Retype the records below from their first line through the line holding "Chart.register(...registerables);", including both ends and no pictures.

# start of LISTED ENTRIES

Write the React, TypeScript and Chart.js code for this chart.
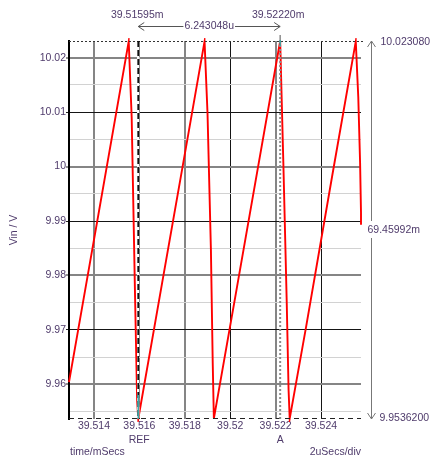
import React, { useEffect, useRef } from 'react';
import { Chart, registerables } from 'chart.js';

Chart.register(...registerables);

// ---- data (time in ms, Vin in V) ----
const timeMs = [
  39.5129, 39.5142, 39.51553, 39.51566, 39.51581, 39.5159, 39.51595,
  39.517, 39.518, 39.51887, 39.519, 39.51915, 39.51923, 39.51928,
  39.5203, 39.5213, 39.5222, 39.52234, 39.52249, 39.52257, 39.52262,
  39.52334, 39.5245, 39.52553, 39.52564, 39.52572, 39.52576, 39.52576,
];
const vin = [
  9.9604, 9.9913, 10.0230, 10.0091, 9.9760, 9.9571, 9.95362,
  9.9786, 10.0023, 10.0230, 10.0099, 9.9847, 9.9639, 9.9537,
  9.9779, 10.0017, 10.02308, 10.0007, 9.9749, 9.9590, 9.9537,
  9.9705, 9.9985, 10.0230, 10.0128, 10.0007, 9.9915, 9.9893,
];

const xRange = [39.5129, 39.52576];
const yRange = [9.95362, 10.02308];

const xTickValues = [39.514, 39.516, 39.518, 39.52, 39.522, 39.524];
const xTickLabels = ['39.514', '39.516', '39.518', '39.52', '39.522', '39.524'];
const yMajorValues = [9.96, 9.97, 9.98, 9.99, 10, 10.01, 10.02];
const yMajorLabels = ['9.96', '9.97', '9.98', '9.99', '10', '10.01', '10.02'];
const yMinorValues = [9.955, 9.965, 9.975, 9.985, 9.995, 10.005, 10.015];

const cursorRefTime = 39.51595;
const cursorATime = 39.5222;
const cursorAValue = 10.02308;
const cursorRefValue = 9.95362;

const refTimeLabel = '39.51595m';
const aTimeLabel = '39.52220m';
const deltaTimeLabel = '6.243048u';
const topValueLabel = '10.023080';
const bottomValueLabel = '9.9536200';
const deltaValueLabel = '69.45992m';
const refName = 'REF';
const aName = 'A';
const xTitle = 'time/mSecs';
const xDivLabel = '2uSecs/div';
const yTitle = 'Vin / V';

const TEXT = '#4f3b6b';
const FONT = 'Liberation Sans, Arial, sans-serif';
const GREY = '#858585';
const BLACK = '#151515';
const LIGHT = '#d2d2d2';

const near = (a: number, b: number) => Math.abs(a - b) < 1e-6;
const isMajorY = (v: number) => yMajorValues.some((m) => near(m, v));
const yTickValues = [...yMinorValues, ...yMajorValues].sort((a, b) => a - b);

function arrowHead(ctx: CanvasRenderingContext2D, x: number, y: number, dx: number, dy: number) {
  const len = 6, w = 4;
  const px = -dy, py = dx;
  ctx.beginPath();
  ctx.moveTo(x - dx * len + px * w, y - dy * len + py * w);
  ctx.lineTo(x, y);
  ctx.lineTo(x - dx * len - px * w, y - dy * len - py * w);
  ctx.stroke();
}

const annotations = {
  id: 'annotations',
  afterDatasetsDraw(chart: any) {
    const { ctx, chartArea, scales } = chart;
    const xs = scales.x, ys = scales.y;
    const xRef = xs.getPixelForValue(cursorRefTime);
    const xA = xs.getPixelForValue(cursorATime);
    const yTop = ys.getPixelForValue(cursorAValue);
    const yBot = ys.getPixelForValue(cursorRefValue);
    ctx.save();

    // top dotted level line
    ctx.strokeStyle = '#333';
    ctx.lineWidth = 1;
    ctx.setLineDash([2, 2]);
    ctx.beginPath();
    ctx.moveTo(chartArea.left, Math.round(yTop) + 0.5);
    ctx.lineTo(chartArea.right + 2, Math.round(yTop) + 0.5);
    ctx.stroke();

    // bottom dashed level line
    ctx.strokeStyle = '#222';
    ctx.setLineDash([5, 4]);
    ctx.beginPath();
    ctx.moveTo(chartArea.left, Math.round(yBot) - 0.5);
    ctx.lineTo(chartArea.right, Math.round(yBot) - 0.5);
    ctx.stroke();

    // REF cursor (dashed, white gaps)
    ctx.setLineDash([]);
    ctx.strokeStyle = '#ffffff';
    ctx.lineWidth = 2.5;
    ctx.beginPath();
    ctx.moveTo(xRef, yTop + 1);
    ctx.lineTo(xRef, yBot - 1);
    ctx.stroke();
    ctx.strokeStyle = '#111';
    ctx.lineWidth = 1.8;
    ctx.setLineDash([6, 3]);
    ctx.beginPath();
    ctx.moveTo(xRef, yTop);
    ctx.lineTo(xRef, yBot);
    ctx.stroke();

    // A cursor (dotted grey)
    ctx.strokeStyle = '#8c8c8c';
    ctx.lineWidth = 2;
    ctx.setLineDash([2, 2]);
    ctx.beginPath();
    ctx.moveTo(xA, yTop);
    ctx.lineTo(xA, yBot);
    ctx.stroke();
    ctx.setLineDash([]);
    ctx.lineWidth = 1.5;
    ctx.beginPath();
    ctx.moveTo(xA, yTop - 6);
    ctx.lineTo(xA, yTop);
    ctx.stroke();

    // cursor markers
    ctx.strokeStyle = '#3aa6a6';
    ctx.lineWidth = 1.5;
    ctx.beginPath();
    ctx.moveTo(xRef, yBot - 24);
    ctx.lineTo(xRef, yBot);
    ctx.stroke();
    ctx.beginPath();
    ctx.moveTo(xA, yTop - 1);
    ctx.lineTo(xA, yTop + 5);
    ctx.stroke();

    // texts
    ctx.fillStyle = TEXT;
    ctx.font = `10.5px ${FONT}`;
    ctx.textBaseline = 'middle';
    ctx.textAlign = 'center';
    ctx.fillText(refTimeLabel, xRef - 1, 15);
    ctx.fillText(aTimeLabel, xA - 2, 15);

    // delta arrow
    const yArr = 26;
    const mid = (xRef + xA) / 2;
    const tw = ctx.measureText(deltaTimeLabel).width;
    ctx.fillText(deltaTimeLabel, mid, yArr);
    ctx.strokeStyle = '#555';
    ctx.lineWidth = 1;
    ctx.beginPath();
    ctx.moveTo(xRef, yArr + 0.5);
    ctx.lineTo(mid - tw / 2 - 1, yArr + 0.5);
    ctx.moveTo(mid + tw / 2 + 1, yArr + 0.5);
    ctx.lineTo(xA, yArr + 0.5);
    ctx.stroke();
    arrowHead(ctx, xRef, yArr + 0.5, -1, 0);
    arrowHead(ctx, xA, yArr + 0.5, 1, 0);

    // right vertical arrow
    const xR = chartArea.right + 10.5;
    const yMid = (yTop + yBot) / 2;
    ctx.strokeStyle = '#777';
    ctx.beginPath();
    ctx.moveTo(xR, yTop);
    ctx.lineTo(xR, yMid - 9);
    ctx.moveTo(xR, yMid + 8);
    ctx.lineTo(xR, yBot);
    ctx.stroke();
    arrowHead(ctx, xR, yTop, 0, -1);
    arrowHead(ctx, xR, yBot, 0, 1);

    ctx.textAlign = 'left';
    ctx.fillStyle = TEXT;
    ctx.fillText(topValueLabel, xR + 9, yTop + 1);
    ctx.fillText(deltaValueLabel, xR - 4, yMid);
    ctx.fillText(bottomValueLabel, xR + 8, yBot - 1);

    // bottom labels
    ctx.textAlign = 'center';
    ctx.fillText(refName, xRef + 1, 440);
    ctx.fillText(aName, xA, 440);
    ctx.textAlign = 'left';
    ctx.fillText(xTitle, chartArea.left + 1, 452);
    ctx.textAlign = 'right';
    ctx.fillText(xDivLabel, chartArea.right, 452);

    // y title
    ctx.save();
    ctx.translate(14, (chartArea.top + chartArea.bottom) / 2);
    ctx.rotate(-Math.PI / 2);
    ctx.textAlign = 'center';
    ctx.fillText(yTitle, 0, 0);
    ctx.restore();

    ctx.restore();
  },
};

export default function App() {
  const ref = useRef<HTMLCanvasElement>(null);
  useEffect(() => {
    const canvas = ref.current!;
    const chart = new Chart(canvas, {
      type: 'line',
      data: {
        datasets: [
          {
            data: timeMs.map((t, i) => ({ x: t, y: vin[i] })),
            borderColor: '#ff0000',
            borderWidth: 1.9,
            pointRadius: 0,
            tension: 0,
            clip: 3,
          } as any,
        ],
      },
      options: {
        responsive: false,
        animation: false,
        events: [],
        layout: { padding: { left: 0, right: 69, top: 41, bottom: 0 } },
        plugins: { legend: { display: false }, tooltip: { enabled: false } },
        scales: {
          x: {
            type: 'linear',
            min: xRange[0],
            max: xRange[1],
            afterBuildTicks: (s: any) => {
              s.ticks = xTickValues.map((v) => ({ value: v }));
            },
            afterFit: (s: any) => {
              s.height = 38;
            },
            ticks: {
              autoSkip: false,
              maxRotation: 0,
              padding: 1,
              color: TEXT,
              font: { family: FONT, size: 10.5 },
              callback: (v: any) => {
                const i = xTickValues.findIndex((t) => near(t, Number(v)));
                return i >= 0 ? xTickLabels[i] : '';
              },
            },
            grid: {
              drawTicks: false,
              color: (c: any) => (c.index % 2 === 0 ? GREY : BLACK),
              lineWidth: (c: any) => (c.index % 2 === 0 ? 2 : 1),
            },
            border: { display: false },
          },
          y: {
            type: 'linear',
            min: yRange[0],
            max: yRange[1],
            afterBuildTicks: (s: any) => {
              s.ticks = yTickValues.map((v) => ({ value: v }));
            },
            afterFit: (s: any) => {
              s.width = 69;
            },
            ticks: {
              autoSkip: false,
              padding: 0,
              color: TEXT,
              font: { family: FONT, size: 10.5 },
              callback: (v: any) => {
                const i = yMajorValues.findIndex((t) => near(t, Number(v)));
                return i >= 0 ? yMajorLabels[i] : '';
              },
            },
            grid: {
              tickLength: 3,
              tickWidth: 1,
              tickColor: (c: any) => (c.tick && isMajorY(c.tick.value) ? '#222' : 'rgba(0,0,0,0)'),
              color: (c: any) => {
                const v = c.tick ? c.tick.value : 0;
                if (!isMajorY(v)) return LIGHT;
                return Math.round(v * 100) % 2 === 0 ? GREY : BLACK;
              },
              lineWidth: (c: any) => {
                const v = c.tick ? c.tick.value : 0;
                if (!isMajorY(v)) return 1;
                return Math.round(v * 100) % 2 === 0 ? 2 : 1;
              },
            },
            border: { display: true, color: '#000', width: 2 },
          },
        },
      },
      plugins: [annotations],
    } as any);
    return () => chart.destroy();
  }, []);
  return (
    <div style={{ position: 'fixed', left: 0, top: 0, width: 430, height: 457, background: '#fff' }}>
      <canvas ref={ref} width={430} height={457} style={{ display: 'block', width: 430, height: 457 }} />
    </div>
  );
}
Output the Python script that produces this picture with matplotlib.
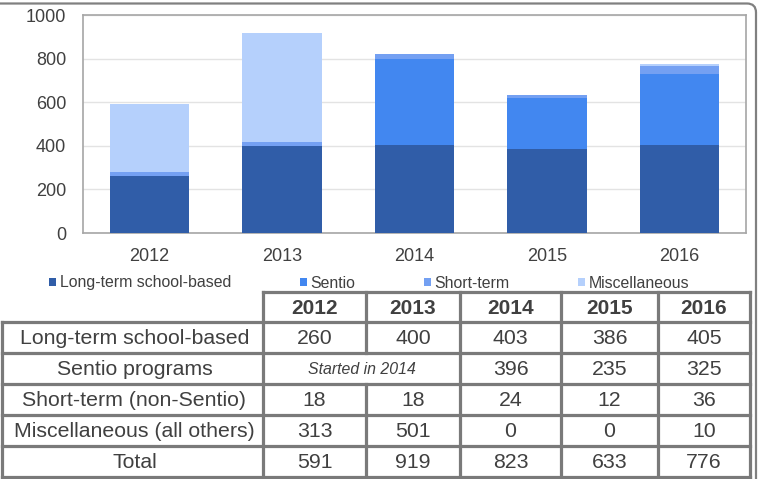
import matplotlib
matplotlib.use("Agg")
import matplotlib.pyplot as plt
from matplotlib.patches import Patch, FancyBboxPatch
import numpy as np

plt.rcParams['font.family'] = ['Liberation Sans', 'DejaVu Sans']

# ---- data ----
years = ['2012', '2013', '2014', '2015', '2016']
long_term = [260, 400, 403, 386, 405]
sentio = [0, 0, 396, 235, 325]
short_term = [18, 18, 24, 12, 36]
misc = [313, 501, 0, 0, 10]
total = [591, 919, 823, 633, 776]
series_labels = ['Long-term school-based', 'Sentio', 'Short-term', 'Miscellaneous']
row_labels = ['Long-term school-based', 'Sentio programs', 'Short-term (non-Sentio)',
              'Miscellaneous (all others)', 'Total']
sentio_note = 'Started in 2014'
y_ticks = [0, 200, 400, 600, 800, 1000]

colors = ['#305DA8', '#4287F0', '#74A0F2', '#B5D0FC']
txt = '#404040'
W, H = 763, 479

fig = plt.figure(figsize=(W / 100, H / 100), dpi=100)

# overlay axes in pixel coordinates (frame + table)
tax = fig.add_axes([0, 0, 1, 1])
tax.set_xlim(0, W)
tax.set_ylim(H, 0)
tax.axis('off')

frame = FancyBboxPatch((-10, 3.5), 766, 500, boxstyle='round,pad=0,rounding_size=9',
                       fc='white', ec='#808080', lw=1.6, zorder=0)
tax.add_patch(frame)

# ---- chart ----
ax = fig.add_axes([83 / W, 1 - 233 / H, (746 - 83) / W, (233 - 15) / H])
x = np.arange(len(years))
bottom = np.zeros(len(years))
for vals, c, lab in zip([long_term, sentio, short_term, misc], colors, series_labels):
    ax.bar(x, vals, 0.6, bottom=bottom, color=c, label=lab, zorder=3)
    bottom += np.array(vals)

ax.set_xlim(-0.5, len(years) - 0.5)
ax.set_ylim(0, 1000)
ax.set_yticks(y_ticks)
ax.set_yticklabels([str(v) for v in y_ticks])
ax.set_xticks(x)
ax.set_xticklabels(years)
ax.tick_params(axis='both', length=0, labelsize=13, colors=txt)
ax.tick_params(axis='y', pad=12)
ax.tick_params(axis='x', pad=11)
ax.grid(axis='y', color='#e3e3e3', lw=1, zorder=0)
for s in ax.spines.values():
    s.set_color('#a6a6a6')
    s.set_linewidth(1.2)

handles = [Patch(facecolor=c, edgecolor='none') for c in colors]
fig.legend(handles, series_labels, loc='center left', ncol=4,
           bbox_to_anchor=(49 / W, 1 - 283 / H), frameon=False,
           fontsize=11.4, labelcolor=txt, handlelength=0.45, handleheight=0.45,
           handletextpad=0.25, columnspacing=4.3, borderpad=0, borderaxespad=0)

# ---- table ----
cols = [2, 263, 366, 460, 561, 658, 750]
head_top = 292
rows = [322, 353, 384, 415, 446, 477]
lc = '#7a7a7a'
lw = 2.3
kw = dict(color=lc, lw=lw, solid_capstyle='projecting', zorder=5)

tax.plot([cols[1], cols[-1]], [head_top, head_top], **kw)
for y in rows:
    tax.plot([cols[0], cols[-1]], [y, y], **kw)
tax.plot([cols[0], cols[0]], [rows[0], rows[-1]], **kw)
tax.plot([cols[1], cols[1]], [head_top, rows[-1]], **kw)
tax.plot([cols[2], cols[2]], [head_top, rows[1]], **kw)
tax.plot([cols[2], cols[2]], [rows[2], rows[-1]], **kw)
for cx in cols[3:]:
    tax.plot([cx, cx], [head_top, rows[-1]], **kw)

centers_x = [(cols[i] + cols[i + 1]) / 2 for i in range(len(cols) - 1)]
for j, yr in enumerate(years):
    tax.text(centers_x[j + 1], (head_top + rows[0]) / 2 + 1, yr, ha='center', va='center',
             fontsize=15, fontweight='bold', color=txt)

table_vals = [long_term, sentio, short_term, misc, total]
for i, (lab, vals) in enumerate(zip(row_labels, table_vals)):
    cy = (rows[i] + rows[i + 1]) / 2 + 1
    tax.text(centers_x[0] + 2, cy, lab, ha='center', va='center', fontsize=15.3, color=txt)
    for j, v in enumerate(vals):
        if lab.startswith('Sentio') and j < 2:
            continue
        tax.text(centers_x[j + 1], cy, str(v), ha='center', va='center', fontsize=15.3, color=txt)
    if lab.startswith('Sentio'):
        tax.text((cols[1] + cols[3]) / 2, cy, sentio_note, ha='center', va='center',
                 fontsize=11.4, style='italic', color=txt)

fig.savefig('out.png', dpi=100)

# end of LISTED ENTRIES

**EXERCISE SOLUTION**
Write the React, TypeScript and Chart.js code for this chart.
import React, { useEffect, useRef } from 'react';
import { Chart, registerables } from 'chart.js';

Chart.register(...registerables);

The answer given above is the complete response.